The five versions of the speech vary widely in their details. The account by Fulcher, who is known to have been present at the council, is generally considered the most reliable version.

=== Urban's letter ===
Urban's own letter, written in December 1095 and addressed to the faithful "waiting in Flanders," does lament that "a barbaric fury has deplorably afflicted and laid waste the churches of God in the regions of the Orient". Urban does allude to Jerusalem, saying that this barbaric fury has "even grasped in intolerable servitude its churches and the Holy City of Christ, glorified by His passion and resurrection". He calls upon the princes to "free the churches of the East", appointing Adhemar of Le Puy as the leader of the expedition, to set out on the day of the Assumption of Mary (15 August 1096).

=== Gesta Francorum ===
The Gesta Francorum does not give an account of the speech at any length, it merely mentions that Urban called upon all to "take up the way of the Lord" and be prepared to suffer much, assured of their reward in heaven. It goes on to emphasize how news of Urban's call to arms quickly spread by word of mouth "through all the regions and countries of Gaul, the Franks, upon hearing such reports, forthwith caused crosses to be sewed on their right shoulders, saying that they followed with one accord the footsteps of Christ, by which they had been redeemed from the hand of hell."

===Fulcher===
Fulcher of Chartres was present at the speech, and recorded it in Gesta Francorum Jerusalem Expugnantium. He was writing from memory a few years later (c. 1100–1105). He asserts, in his prologue, that he is recording only such events as he had seen with his own eyes, and his record is phrased in a way consistent with the style of oration known from papal speeches in the 11th century.

In Fulcher's text, Urban begins by reminding the clergy present that they are shepherds, and that they must be vigilant and avoid carelessness and corruption. He reminds them to refrain from simony and to adhere to the laws of the church. Urban complains about the lack of justice and public order in the Frankish provinces and calls for the re-establishment of the truce protecting clergy from violence. In the historiography of the Crusades, there is a long-standing argument as to how much the pacification of the Frankish realm was designed to go hand in hand with the "export of violence" to the enemy in the east. Fulcher reports that everyone present agreed to the pope's propositions and promised to adhere to the church's decrees.

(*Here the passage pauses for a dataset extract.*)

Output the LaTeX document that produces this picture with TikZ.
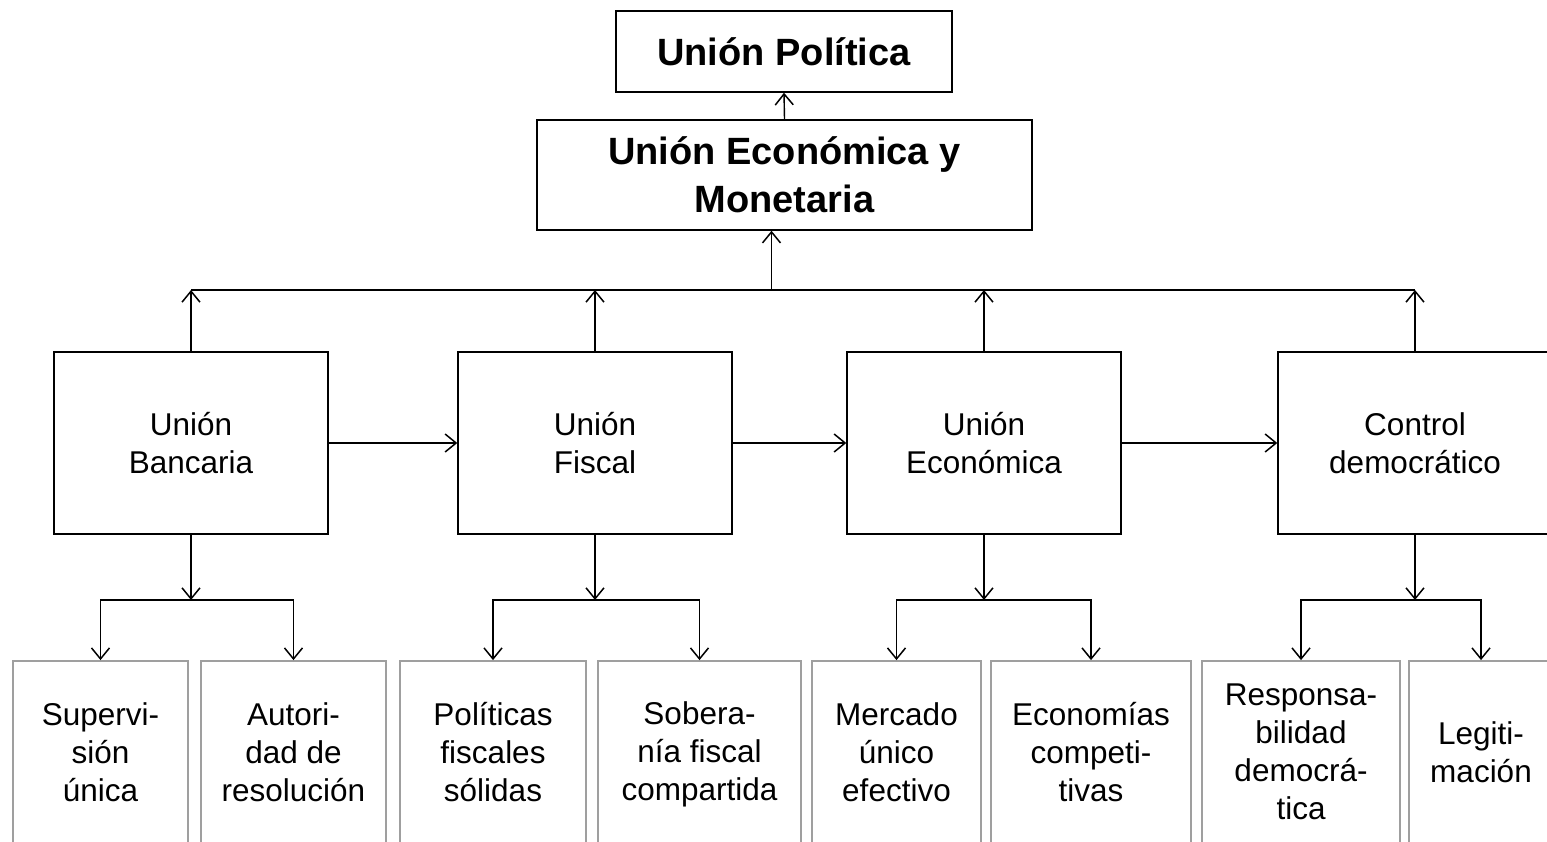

In the second portion of his speech, Urban urges the Frankish Christians that once they have re-established peace and righteousness in their own land, they should turn their attention to the East and bring aid to the Christians there, as the Turks had attacked them and had recently conquered the territory of Romania (i.e., Byzantine Anatolia) as far west as the Mediterranean, the part known as the "Arm of Saint George" (the Sea of Marmara), killing and capturing many Christians and destroying churches and devastating the kingdom of God. In order to avoid further loss of territory and even more widespread attacks on Christians, Urban calls on the clergy present to publish his call to arms everywhere, and persuade all people of whatever rank, both nobles and commoners, to go to the aid of the Christians currently under attack. Concluding his call to arms with "Christ commands it" (Christus autem imperat), Urban defines the crusade both as a defensive just war and as a religious holy war.

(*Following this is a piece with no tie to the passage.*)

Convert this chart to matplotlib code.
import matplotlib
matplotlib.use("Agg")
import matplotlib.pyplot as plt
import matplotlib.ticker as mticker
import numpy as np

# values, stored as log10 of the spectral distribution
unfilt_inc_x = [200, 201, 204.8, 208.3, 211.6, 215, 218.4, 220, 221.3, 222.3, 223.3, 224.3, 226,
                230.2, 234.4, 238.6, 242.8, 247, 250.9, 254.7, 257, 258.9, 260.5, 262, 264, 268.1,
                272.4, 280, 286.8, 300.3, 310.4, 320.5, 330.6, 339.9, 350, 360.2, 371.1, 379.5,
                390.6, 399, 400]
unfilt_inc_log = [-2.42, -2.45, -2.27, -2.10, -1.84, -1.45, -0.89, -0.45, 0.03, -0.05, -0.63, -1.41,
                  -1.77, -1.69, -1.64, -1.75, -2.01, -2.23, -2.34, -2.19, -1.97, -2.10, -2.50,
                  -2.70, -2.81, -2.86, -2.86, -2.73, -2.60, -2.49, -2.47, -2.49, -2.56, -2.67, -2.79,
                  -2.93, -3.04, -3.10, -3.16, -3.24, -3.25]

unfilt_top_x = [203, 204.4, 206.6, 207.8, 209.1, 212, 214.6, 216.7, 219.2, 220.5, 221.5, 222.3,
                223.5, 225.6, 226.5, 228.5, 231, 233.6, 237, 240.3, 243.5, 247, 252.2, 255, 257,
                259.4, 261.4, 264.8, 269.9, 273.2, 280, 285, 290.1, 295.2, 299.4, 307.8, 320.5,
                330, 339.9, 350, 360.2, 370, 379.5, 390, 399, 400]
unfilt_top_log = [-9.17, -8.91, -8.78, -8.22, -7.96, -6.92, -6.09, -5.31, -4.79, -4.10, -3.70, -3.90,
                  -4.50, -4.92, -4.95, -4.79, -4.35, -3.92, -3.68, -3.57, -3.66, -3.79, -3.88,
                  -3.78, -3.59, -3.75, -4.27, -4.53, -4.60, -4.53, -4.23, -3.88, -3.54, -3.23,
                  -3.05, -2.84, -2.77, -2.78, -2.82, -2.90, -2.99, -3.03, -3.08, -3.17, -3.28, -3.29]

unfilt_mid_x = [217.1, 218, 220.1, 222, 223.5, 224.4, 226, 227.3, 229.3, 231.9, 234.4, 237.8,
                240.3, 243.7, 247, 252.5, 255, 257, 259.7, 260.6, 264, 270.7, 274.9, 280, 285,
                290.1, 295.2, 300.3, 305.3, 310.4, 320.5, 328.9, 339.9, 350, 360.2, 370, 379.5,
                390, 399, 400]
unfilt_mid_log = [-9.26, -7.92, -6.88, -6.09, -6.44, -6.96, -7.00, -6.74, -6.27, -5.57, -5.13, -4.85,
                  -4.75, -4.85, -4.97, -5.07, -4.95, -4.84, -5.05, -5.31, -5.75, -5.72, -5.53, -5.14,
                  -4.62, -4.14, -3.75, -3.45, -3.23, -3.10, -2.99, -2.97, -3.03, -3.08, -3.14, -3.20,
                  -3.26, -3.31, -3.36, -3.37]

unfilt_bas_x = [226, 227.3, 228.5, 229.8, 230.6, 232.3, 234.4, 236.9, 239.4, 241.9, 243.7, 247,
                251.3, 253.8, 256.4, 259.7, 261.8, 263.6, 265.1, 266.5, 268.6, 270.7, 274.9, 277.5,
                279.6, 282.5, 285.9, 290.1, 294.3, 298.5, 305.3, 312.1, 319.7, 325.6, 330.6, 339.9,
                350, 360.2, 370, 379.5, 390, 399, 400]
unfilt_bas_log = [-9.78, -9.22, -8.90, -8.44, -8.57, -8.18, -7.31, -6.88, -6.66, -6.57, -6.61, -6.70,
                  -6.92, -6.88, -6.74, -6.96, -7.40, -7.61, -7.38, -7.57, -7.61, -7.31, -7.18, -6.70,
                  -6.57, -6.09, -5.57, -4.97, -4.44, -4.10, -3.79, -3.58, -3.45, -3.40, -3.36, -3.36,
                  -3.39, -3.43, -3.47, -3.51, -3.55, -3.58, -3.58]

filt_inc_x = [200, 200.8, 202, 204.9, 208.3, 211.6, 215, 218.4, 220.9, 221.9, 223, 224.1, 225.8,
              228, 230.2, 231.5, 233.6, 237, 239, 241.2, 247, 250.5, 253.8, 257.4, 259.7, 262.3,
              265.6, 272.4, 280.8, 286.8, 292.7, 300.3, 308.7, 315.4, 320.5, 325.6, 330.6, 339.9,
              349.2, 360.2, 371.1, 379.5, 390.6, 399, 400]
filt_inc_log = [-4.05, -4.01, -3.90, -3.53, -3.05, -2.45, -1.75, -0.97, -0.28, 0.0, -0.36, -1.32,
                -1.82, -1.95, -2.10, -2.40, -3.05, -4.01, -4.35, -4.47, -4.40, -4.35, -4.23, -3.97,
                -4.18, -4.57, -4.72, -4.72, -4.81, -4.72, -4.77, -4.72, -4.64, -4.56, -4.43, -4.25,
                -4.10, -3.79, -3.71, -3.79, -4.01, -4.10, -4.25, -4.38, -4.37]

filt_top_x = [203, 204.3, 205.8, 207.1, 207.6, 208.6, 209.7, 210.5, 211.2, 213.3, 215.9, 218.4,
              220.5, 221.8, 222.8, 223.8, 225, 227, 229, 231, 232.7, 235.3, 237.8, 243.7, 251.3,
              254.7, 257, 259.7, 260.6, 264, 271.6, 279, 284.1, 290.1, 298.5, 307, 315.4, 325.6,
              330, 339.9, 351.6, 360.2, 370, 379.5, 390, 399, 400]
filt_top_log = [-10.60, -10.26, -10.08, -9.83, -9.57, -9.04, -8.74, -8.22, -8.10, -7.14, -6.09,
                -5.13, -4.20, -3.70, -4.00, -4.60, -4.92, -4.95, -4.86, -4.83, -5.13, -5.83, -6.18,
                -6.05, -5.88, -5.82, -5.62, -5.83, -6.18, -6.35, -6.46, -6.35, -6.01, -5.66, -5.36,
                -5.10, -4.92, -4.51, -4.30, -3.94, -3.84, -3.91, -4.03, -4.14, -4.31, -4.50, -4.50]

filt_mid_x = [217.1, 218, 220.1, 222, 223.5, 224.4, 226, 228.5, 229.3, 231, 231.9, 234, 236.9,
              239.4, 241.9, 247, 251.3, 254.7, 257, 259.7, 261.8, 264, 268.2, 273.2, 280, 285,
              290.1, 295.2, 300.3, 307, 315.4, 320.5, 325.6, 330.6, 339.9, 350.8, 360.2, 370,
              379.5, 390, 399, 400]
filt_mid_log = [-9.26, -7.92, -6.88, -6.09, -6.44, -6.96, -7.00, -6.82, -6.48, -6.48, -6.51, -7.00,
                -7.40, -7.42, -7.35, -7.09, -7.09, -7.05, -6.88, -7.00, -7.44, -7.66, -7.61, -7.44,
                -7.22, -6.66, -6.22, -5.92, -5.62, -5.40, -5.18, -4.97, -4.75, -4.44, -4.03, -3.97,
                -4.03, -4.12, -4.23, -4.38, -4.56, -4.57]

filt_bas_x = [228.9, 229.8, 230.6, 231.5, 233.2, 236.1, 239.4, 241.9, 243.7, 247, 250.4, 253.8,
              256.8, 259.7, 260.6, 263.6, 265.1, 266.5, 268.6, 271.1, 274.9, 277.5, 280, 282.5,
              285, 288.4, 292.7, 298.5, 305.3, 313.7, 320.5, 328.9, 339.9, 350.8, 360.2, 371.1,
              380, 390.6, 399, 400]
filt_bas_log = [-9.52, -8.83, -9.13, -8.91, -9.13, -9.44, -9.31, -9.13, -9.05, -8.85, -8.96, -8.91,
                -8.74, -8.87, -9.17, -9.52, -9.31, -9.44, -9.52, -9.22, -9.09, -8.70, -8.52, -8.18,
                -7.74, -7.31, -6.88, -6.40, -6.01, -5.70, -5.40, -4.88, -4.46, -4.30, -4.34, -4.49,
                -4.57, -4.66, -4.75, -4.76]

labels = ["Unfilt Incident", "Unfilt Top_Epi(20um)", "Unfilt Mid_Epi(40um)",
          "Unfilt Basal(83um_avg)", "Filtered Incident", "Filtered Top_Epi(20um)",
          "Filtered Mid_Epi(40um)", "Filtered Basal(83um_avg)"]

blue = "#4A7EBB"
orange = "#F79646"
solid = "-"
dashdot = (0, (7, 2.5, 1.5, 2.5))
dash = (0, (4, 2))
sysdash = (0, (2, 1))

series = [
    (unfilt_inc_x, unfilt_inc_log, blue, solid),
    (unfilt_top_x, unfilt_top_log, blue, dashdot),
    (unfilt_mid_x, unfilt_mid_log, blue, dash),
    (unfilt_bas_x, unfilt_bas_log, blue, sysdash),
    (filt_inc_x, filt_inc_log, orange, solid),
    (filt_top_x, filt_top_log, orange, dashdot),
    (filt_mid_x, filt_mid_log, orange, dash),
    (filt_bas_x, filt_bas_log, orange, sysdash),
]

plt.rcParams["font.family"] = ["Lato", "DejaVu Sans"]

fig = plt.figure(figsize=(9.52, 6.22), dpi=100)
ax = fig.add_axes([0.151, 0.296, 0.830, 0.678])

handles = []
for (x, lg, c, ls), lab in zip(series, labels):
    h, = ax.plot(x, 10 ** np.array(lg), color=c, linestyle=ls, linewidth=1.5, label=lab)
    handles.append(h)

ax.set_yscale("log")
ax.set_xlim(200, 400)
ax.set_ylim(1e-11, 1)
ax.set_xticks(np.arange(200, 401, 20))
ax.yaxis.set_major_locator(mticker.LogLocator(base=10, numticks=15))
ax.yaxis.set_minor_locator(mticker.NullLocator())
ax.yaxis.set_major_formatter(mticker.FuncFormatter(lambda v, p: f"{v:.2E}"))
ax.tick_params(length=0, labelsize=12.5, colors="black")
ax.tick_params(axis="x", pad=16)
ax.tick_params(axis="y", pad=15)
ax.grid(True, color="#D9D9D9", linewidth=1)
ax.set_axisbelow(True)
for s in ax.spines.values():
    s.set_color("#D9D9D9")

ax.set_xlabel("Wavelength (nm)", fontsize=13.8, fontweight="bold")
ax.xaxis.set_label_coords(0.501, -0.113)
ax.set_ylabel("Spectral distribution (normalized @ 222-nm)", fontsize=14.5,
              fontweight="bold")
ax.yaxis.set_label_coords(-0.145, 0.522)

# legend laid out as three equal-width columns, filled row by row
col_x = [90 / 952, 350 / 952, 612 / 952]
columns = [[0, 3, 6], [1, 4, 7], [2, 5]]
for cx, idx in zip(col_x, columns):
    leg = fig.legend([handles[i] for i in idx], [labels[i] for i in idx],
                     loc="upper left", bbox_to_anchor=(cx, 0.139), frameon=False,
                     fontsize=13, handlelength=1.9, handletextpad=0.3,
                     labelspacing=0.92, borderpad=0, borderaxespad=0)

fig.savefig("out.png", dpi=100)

Urban goes on to promise immediate absolution to all who die either on the way or in battle against Muslims. He then connects his call to arms with his previous call for peace in Gaul: "Let those who have been accustomed unjustly to wage private warfare against the faithful now go against the infidels and end with victory this war which should have been begun long ago. Let those who for a long time, have been robbers, now become knights. Let those who have been fighting against their brothers and relatives now fight in a proper way against the barbarians. Let those who have been serving as mercenaries for small pay now obtain the eternal reward. Let those who have been wearing themselves out in both body and soul now work for a double honor." The speech ends with Urban asking that all who plan to go rent their lands and raise money for their expenses as soon as possible, and that they leave when winter ends and spring begins.

===Robert===
Some historians prefer the version of the speech reported by Robert the Monk in his Historia Iherosolimitana, written in 1107.
Robert gives a more vivid account, consisting both of a more elaborate sermon and the "dramatic response" of the audience, bursting into spontaneous cries of Deus vult.
In Robert's version, Urban calls the "race of the Franks" to Christian orthodoxy, reform and submission to the Church and to come to the aid of the Greek Christians in the east. As in Fulcher's account, Urban promises remission of sins for those who went to the east.
Robert's account of Urban's speech has the rhetoric of a dramatic "battle speech". Urban here emphasizes reconquering the Holy Land more than aiding the Greeks, an aspect lacking in Fulcher's version and considered by many historians an insertion informed by the success of the First Crusade. Both Robert's and Fulcher's accounts of the speech include a description of the terrible plight of the Christians in the East under the recent conquests of the Turks and the promise of remission of sins for those who go to their aid. Robert's version, however, includes a more vivid description of the atrocities committed by the conquerors, describing the desecration of churches, the forced circumcision, beheading and torture by disemboweling of Christian men and alluding to grievous rape of Christian women. Perhaps with the wisdom of hindsight, Robert makes Urban advise that none but knights should go, not the old and feeble, nor priests without the permission of their bishops, "for such are more of a hindrance than aid, more of a burden than advantage... nor ought women to set out at all, without their husbands or brothers or legal guardians."

=== Baldric ===
About the same time, Baldric, archbishop of Dol, also basing his account generally on Gesta Francorum, reported an emotional sermon focusing on the offenses of the Muslims and the reconquest of the Holy Land in terms likely to appeal to chivalry. Like Fulcher he also recorded that Urban deplored the violence of the Christian knights of Gaul. "It is less wicked to brandish your sword against Saracens," Baldric's Urban cries, comparing them to the Amalekites. The violence of knights he wanted to see ennobled in the service of Christ, defending the churches of the East as if defending a mother. Baldric asserts that Urban, there on the spot, appointed the bishop of Puy to lead the crusade.

=== Guibert ===
Guibert, abbot of Nogent in his Dei gesta per Francos (1107/8) also made that Urban emphasize the reconquest of the Holy Land more than help to the Greeks or other Christians there. This emphasis may, as in the case of Robert and Baldric, be due to the influence account of the reconquest of Jerusalem in the Gesta Francorum. Urban's speech in Guibert's version, emphasizes the sanctity of the Holy Land, which must be in Christian possession so that prophecies about the end of the world could be fulfilled.